The Rust file designated by the build command (relative to the package root) will be compiled and invoked before anything else is compiled in the package, allowing your Rust code to depend on the built or generated artifacts.

The Cargo Book

So, given that, the next thing I did was to create a build.rs file in the text-search-sys folder. After a bit of trial and error, I ended up with the following implementation for build.rs.
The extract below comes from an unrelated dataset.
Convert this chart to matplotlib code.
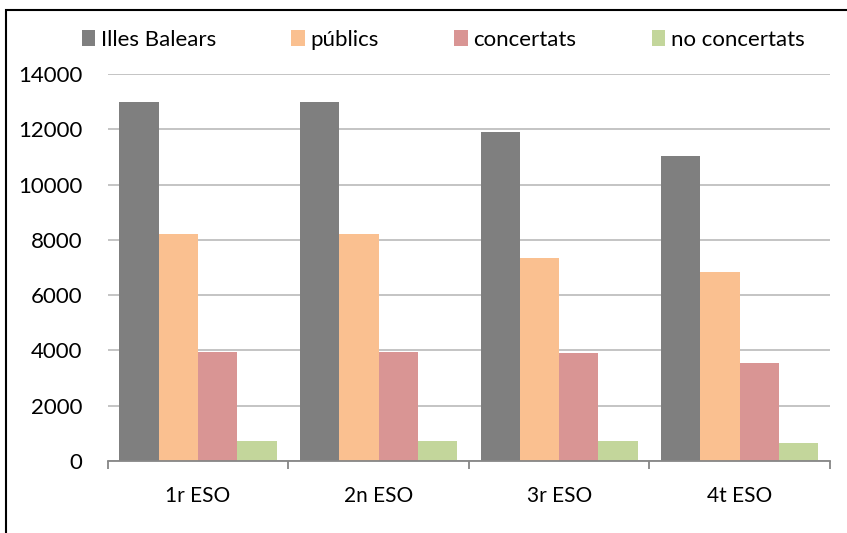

use std::{env, path::PathBuf};

fn main() {
  let project_dir = PathBuf::from(env::var("CARGO_MANIFEST_DIR").unwrap())
    .canonicalize()
    .unwrap();
  let src = project_dir
    .join("vendor")
    .join("GNETextSearch")
    .join("GNETextSearch");

  build_gne_text_search(&src);
}

fn build_gne_text_search(src: &PathBuf) {
  cc::Build::new()
    .file(src.join("Set/countedset.c"))
    .file(src.join("String/stringbuf.c"))
    .file(src.join("Tree/ternarytree.c"))
    .file(src.join("UTF-8/tokenize.c"))
    .include(&src)
    .include(src.join("Set"))
    .include(src.join("String"))
    .compile("GNETextSearch");
}

I had to specify each C file to compile and then include all of the folders containing required header files. After this, running cargo build in the root folder of the workspace succeeded.

Next, I’ll need to generate the Rust bindings for GNETextSearch’s C interface.